You want a speedy way to delete historical data (dropping a partition is faster than deleting records).
Without knowledge of the types of queries that you want to run, it is difficult to say if partitioning is a good idea.
I think I can say that splitting the data into different tables is a bad idea because it is a maintenance nightmare:
You can't have foreign key references into the table.
Queries spanning multiple tables are cumbersome, so simple questions are hard to answer.
Maintaining tables becomes a nightmare (adding/removing a column).
Permissions have to be carefully maintained, if you have users with different roles.

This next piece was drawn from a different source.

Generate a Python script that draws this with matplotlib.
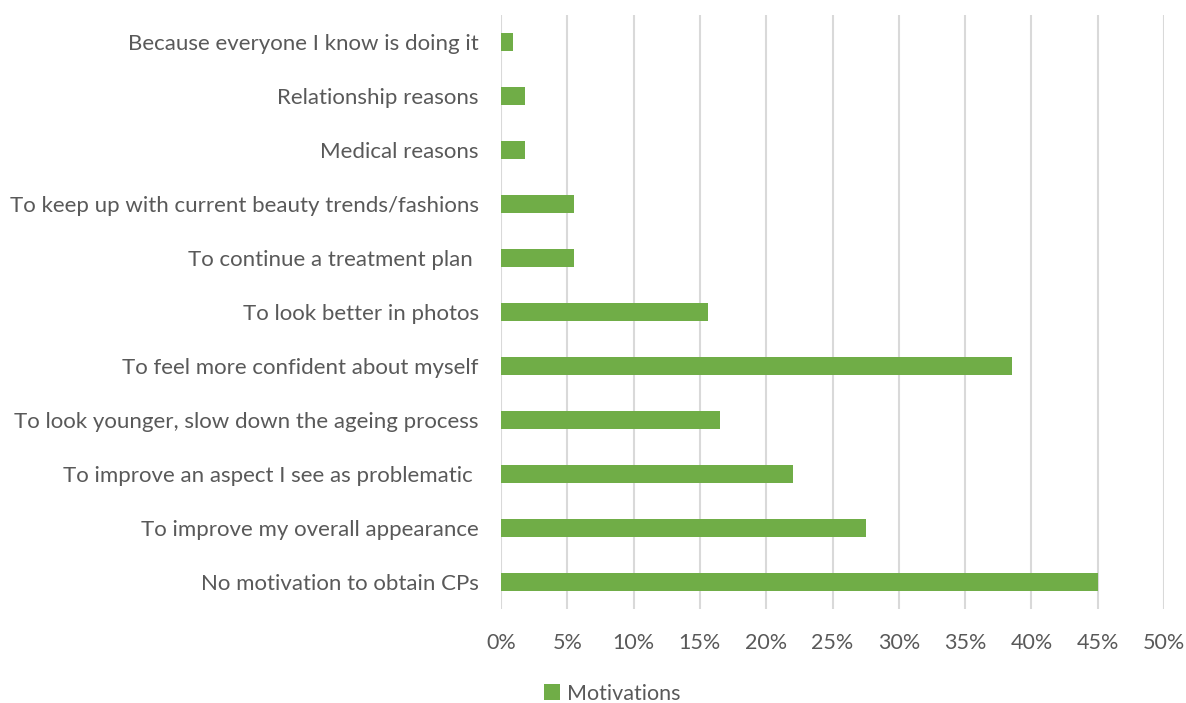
import matplotlib.pyplot as plt
from matplotlib.ticker import PercentFormatter

categories = [
    "No motivation to obtain CPs",
    "To improve my overall appearance",
    "To improve an aspect I see as problematic ",
    "To look younger, slow down the ageing process",
    "To feel more confident about myself",
    "To look better in photos",
    "To continue a treatment plan ",
    "To keep up with current beauty trends/fashions",
    "Medical reasons",
    "Relationship reasons",
    "Because everyone I know is doing it",
]
values = [45.0, 27.5, 22.0, 16.5, 38.5, 15.6, 5.5, 5.5, 1.8, 1.8, 0.9]
x_ticks = list(range(0, 55, 5))

plt.rcParams['font.family'] = ['Lato', 'DejaVu Sans']
text_color = '#595959'
green = '#70ad47'

fig = plt.figure(figsize=(11.86, 7.03), dpi=100)
ax = fig.add_axes([0.4224, 0.1337, 0.5591, 0.845])

ypos = range(len(categories))
ax.barh(ypos, values, height=0.35, color=green, label='Motivations', zorder=3)
ax.set_ylim(-0.5, len(categories) - 0.5)
ax.set_xlim(0, 50)
ax.set_xticks(x_ticks)
ax.xaxis.set_major_formatter(PercentFormatter(decimals=0))
ax.set_yticks(list(ypos))
ax.set_yticklabels(categories)

ax.grid(axis='x', color='#d9d9d9', linewidth=1.5, zorder=0)
for s in ax.spines.values():
    s.set_visible(False)
ax.tick_params(axis='both', length=0, labelsize=15.5, colors=text_color)
ax.tick_params(axis='y', labelsize=16, pad=16)
ax.tick_params(axis='x', pad=17)

fig.legend(loc='center', bbox_to_anchor=(0.516, 0.013), frameon=False,
           fontsize=15.5, labelcolor=text_color, handlelength=0.75, handleheight=0.75,
           handletextpad=0.3)

fig.savefig('out.png', dpi=100)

In any case, the place to start is with Postgres's documentation on partitioning, which is here. I should note that Postgres's implementation is a bit more awkward than in other databases, so you might want to review the documentation for MySQL or SQL Server to get an idea of what it is doing.
Firstly, I would like to challenge the premise of your question:
Since one query returns 10 000+ items, it's obviously not a good idea to store this data in a single table.

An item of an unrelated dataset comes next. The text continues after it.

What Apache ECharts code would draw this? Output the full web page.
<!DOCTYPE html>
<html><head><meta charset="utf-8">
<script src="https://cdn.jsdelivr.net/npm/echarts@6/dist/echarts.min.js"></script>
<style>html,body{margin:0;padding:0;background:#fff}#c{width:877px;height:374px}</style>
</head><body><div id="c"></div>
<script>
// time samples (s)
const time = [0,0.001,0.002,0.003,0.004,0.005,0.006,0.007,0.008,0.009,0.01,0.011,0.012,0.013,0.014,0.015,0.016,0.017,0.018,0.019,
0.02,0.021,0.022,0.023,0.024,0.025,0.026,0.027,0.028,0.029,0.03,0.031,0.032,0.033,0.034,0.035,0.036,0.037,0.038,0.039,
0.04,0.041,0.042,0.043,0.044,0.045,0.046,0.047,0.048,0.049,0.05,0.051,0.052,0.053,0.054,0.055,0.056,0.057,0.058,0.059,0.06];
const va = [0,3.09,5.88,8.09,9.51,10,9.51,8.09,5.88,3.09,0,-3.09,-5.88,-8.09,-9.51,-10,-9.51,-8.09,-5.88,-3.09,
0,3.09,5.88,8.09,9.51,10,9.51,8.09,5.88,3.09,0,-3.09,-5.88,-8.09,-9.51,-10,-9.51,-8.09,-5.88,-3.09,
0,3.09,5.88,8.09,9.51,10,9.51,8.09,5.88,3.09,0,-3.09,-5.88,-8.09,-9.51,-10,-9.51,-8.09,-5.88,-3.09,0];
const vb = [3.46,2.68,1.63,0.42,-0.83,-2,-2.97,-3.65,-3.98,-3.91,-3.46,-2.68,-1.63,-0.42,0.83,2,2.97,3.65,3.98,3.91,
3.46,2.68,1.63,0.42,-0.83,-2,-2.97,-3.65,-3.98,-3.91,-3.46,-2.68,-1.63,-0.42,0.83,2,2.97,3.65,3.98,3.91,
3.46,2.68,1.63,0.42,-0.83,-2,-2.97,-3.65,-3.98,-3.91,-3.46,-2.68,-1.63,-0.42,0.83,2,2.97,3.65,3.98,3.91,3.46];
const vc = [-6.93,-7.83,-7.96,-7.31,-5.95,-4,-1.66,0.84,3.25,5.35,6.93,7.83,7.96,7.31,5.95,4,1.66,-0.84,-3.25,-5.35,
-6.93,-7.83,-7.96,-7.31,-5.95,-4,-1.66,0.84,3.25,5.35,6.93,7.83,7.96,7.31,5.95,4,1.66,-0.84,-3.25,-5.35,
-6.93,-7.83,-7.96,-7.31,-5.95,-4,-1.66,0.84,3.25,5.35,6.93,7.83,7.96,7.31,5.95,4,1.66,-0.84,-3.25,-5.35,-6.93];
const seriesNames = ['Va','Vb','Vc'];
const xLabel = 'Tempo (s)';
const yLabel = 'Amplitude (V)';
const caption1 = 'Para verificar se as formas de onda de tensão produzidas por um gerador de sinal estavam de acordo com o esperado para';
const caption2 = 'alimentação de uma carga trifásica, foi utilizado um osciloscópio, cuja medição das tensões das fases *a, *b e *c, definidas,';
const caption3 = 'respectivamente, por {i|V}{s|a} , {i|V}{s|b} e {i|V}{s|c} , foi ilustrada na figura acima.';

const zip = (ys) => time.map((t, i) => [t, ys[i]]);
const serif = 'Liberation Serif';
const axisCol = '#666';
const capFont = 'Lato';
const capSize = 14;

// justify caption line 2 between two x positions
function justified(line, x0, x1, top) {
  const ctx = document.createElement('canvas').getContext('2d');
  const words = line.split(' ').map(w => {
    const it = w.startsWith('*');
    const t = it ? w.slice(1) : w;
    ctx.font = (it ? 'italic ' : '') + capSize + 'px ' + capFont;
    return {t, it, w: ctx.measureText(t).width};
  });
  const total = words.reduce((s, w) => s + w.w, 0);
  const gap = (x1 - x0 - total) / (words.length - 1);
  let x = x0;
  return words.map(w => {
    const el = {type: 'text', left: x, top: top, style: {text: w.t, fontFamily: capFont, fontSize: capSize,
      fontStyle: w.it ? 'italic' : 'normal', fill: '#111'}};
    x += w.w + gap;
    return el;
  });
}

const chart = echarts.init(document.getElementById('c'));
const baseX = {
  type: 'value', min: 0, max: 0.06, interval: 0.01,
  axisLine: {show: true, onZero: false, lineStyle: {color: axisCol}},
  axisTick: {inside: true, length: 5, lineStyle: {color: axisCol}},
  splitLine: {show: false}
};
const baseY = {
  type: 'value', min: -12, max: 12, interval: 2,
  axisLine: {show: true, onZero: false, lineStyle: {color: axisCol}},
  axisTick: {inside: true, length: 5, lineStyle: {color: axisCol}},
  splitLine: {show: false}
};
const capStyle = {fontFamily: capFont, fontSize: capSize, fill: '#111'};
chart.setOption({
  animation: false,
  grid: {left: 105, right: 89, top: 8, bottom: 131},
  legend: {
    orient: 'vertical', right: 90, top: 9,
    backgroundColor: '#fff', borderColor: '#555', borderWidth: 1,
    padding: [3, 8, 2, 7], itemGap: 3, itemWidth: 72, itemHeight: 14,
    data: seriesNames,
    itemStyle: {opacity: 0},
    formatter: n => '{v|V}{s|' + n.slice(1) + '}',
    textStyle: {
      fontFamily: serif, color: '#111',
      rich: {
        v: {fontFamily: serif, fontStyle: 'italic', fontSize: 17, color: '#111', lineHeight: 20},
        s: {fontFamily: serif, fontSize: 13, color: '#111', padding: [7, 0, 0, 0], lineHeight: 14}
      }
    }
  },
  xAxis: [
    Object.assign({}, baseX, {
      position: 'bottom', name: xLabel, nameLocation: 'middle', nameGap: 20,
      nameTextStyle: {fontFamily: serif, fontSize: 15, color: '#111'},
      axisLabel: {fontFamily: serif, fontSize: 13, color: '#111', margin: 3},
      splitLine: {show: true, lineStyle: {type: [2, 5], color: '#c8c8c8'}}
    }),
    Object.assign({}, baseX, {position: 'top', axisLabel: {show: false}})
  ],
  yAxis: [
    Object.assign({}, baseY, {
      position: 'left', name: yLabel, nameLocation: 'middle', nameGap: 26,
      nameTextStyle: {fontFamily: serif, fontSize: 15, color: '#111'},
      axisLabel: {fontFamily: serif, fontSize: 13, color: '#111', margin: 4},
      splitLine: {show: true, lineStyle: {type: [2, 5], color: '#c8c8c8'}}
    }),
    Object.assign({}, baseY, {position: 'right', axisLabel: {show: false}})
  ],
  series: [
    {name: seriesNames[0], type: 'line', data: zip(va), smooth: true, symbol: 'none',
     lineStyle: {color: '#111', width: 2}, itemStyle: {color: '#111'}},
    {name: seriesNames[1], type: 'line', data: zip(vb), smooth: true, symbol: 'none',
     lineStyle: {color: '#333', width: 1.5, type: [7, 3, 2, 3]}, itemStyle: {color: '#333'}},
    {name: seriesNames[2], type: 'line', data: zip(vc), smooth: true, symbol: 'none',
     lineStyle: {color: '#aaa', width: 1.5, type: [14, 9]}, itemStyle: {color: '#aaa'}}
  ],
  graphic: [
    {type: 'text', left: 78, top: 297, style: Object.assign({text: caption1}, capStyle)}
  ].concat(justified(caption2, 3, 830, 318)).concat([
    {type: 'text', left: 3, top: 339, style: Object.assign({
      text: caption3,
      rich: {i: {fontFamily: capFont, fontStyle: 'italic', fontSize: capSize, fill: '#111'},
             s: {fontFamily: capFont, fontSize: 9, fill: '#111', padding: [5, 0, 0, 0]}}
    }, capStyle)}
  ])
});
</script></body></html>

As far as I know, there is no fundamental reason why the database would not cope fine with a single table of many millions of rows. At the extreme, if you created a table with no indexes, and simply appended rows to it, Postgres could simply carry on writing these rows to disk until you ran out of storage space. (There may be other limits internally, I'm not sure; but if so, they're big.)
The problems only come when you try to do something with that data, and the exact problems - and therefore exact solutions - depend on what you do.

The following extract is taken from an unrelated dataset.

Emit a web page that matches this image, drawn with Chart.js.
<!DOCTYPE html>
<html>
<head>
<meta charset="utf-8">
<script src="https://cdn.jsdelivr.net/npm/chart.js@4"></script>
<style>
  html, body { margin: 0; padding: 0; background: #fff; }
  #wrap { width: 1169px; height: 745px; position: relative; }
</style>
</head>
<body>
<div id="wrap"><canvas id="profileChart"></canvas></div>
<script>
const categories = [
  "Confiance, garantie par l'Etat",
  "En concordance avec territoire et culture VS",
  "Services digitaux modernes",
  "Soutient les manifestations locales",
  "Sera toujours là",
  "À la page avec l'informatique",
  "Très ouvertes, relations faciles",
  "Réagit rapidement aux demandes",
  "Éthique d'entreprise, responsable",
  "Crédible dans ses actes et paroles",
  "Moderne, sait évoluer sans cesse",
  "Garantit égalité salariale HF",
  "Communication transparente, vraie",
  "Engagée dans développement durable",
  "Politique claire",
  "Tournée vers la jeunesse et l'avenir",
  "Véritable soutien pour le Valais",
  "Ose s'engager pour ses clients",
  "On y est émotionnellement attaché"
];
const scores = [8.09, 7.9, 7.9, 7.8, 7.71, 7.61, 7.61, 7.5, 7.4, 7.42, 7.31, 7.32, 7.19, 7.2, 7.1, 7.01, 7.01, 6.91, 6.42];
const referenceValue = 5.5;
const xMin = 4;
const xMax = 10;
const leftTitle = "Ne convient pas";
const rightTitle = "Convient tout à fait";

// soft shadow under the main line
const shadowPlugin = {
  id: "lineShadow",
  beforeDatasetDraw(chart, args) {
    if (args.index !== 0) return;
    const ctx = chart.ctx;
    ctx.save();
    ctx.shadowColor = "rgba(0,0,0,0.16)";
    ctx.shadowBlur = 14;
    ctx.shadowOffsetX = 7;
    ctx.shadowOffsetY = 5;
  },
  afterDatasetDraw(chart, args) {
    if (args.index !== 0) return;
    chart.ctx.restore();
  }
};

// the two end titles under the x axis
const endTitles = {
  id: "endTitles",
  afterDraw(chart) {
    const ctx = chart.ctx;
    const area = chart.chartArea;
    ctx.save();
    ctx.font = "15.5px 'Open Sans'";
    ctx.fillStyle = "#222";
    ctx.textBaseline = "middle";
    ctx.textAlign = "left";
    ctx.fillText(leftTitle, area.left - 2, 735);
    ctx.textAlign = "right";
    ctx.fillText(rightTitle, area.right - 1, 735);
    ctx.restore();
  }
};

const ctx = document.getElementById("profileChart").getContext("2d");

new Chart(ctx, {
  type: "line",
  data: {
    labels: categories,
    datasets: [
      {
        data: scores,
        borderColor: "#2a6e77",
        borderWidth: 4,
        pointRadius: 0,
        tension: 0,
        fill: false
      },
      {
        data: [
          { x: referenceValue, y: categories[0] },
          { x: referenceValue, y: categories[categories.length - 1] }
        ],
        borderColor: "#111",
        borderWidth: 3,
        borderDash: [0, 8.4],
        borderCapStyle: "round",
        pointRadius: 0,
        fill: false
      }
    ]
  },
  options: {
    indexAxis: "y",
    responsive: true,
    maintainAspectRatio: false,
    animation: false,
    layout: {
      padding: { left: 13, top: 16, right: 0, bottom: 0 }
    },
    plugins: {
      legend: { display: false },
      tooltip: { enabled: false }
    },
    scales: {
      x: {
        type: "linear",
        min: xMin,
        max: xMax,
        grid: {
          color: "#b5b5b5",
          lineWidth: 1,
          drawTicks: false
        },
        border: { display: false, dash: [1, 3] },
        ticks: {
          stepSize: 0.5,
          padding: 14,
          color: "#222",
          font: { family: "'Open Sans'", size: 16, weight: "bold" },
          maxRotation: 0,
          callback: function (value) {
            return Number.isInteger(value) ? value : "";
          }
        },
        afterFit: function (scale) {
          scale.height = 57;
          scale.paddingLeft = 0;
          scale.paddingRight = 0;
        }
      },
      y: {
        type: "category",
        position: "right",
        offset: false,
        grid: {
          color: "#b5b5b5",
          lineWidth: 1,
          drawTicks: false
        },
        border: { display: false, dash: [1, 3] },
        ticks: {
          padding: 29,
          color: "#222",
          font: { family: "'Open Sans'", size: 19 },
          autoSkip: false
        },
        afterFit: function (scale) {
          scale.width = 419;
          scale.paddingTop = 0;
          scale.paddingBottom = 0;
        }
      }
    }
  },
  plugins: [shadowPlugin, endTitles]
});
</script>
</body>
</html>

If you want to regularly delete all rows which were inserted more than a fixed timescale ago, you could partition the data on the createdAt column. The DELETE would then become a very efficient DROP TABLE, and all INSERTs would be routed through a trigger to the "current" partition (or could even by-pass it if your import script was aware of the partition naming scheme). SELECTs, however, would probably not be able to specify a range of createAt values in their WHERE clause, and would thus need to query all partitions and combine the results. The more partitions you keep around at a time, the less efficient this would be.
Alternatively, you might examine the workload on the table and see that all queries either already do, or easily can, explicitly state a rangeStart value. In that case, you could partition on rangeStart, and the query planner would be able to eliminate all but one or a few partitions when planning each SELECT query. INSERTs would need to be routed through a trigger to the appropriate table, and maintenance operations (such as deleting old data that is no longer needed) would be much less efficient.
Or perhaps you know that once rangeEnd becomes "too old" you will no longer need the data, and can get both benefits: partition by rangeEnd, ensure all your SELECT queries explicitly mention rangeEnd, and drop partitions containing data you are no longer interested in.
To borrow Linus Torvald's terminology from git, the "plumbing" for partitioning is built into Postgres in the form of table inheritance, as documented here, but there is little in the way of "porcelain" other than examples in the manual. However, there is a very good extension called pg_partman which provides functions for managing partition sets based on either IDs or date ranges; it's well worth reading through the documentation to understand the different modes of operation. In my case, none quite matched, but forking that extension was significantly easier than writing everything from scratch.
Remember that partitioning does not come free, and if there is no obvious candidate for a column to partition by based on the kind of considerations above, you may actually be better off leaving the data in one table, and considering other optimisation strategies. For instance, partial indexes (CREATE INDEX ... WHERE) might be able to handle the most commonly queried subset of rows; perhaps combined with "covering indexes", where Postgres can return the query results directly from the index without reference to the main table structure ("index-only scans").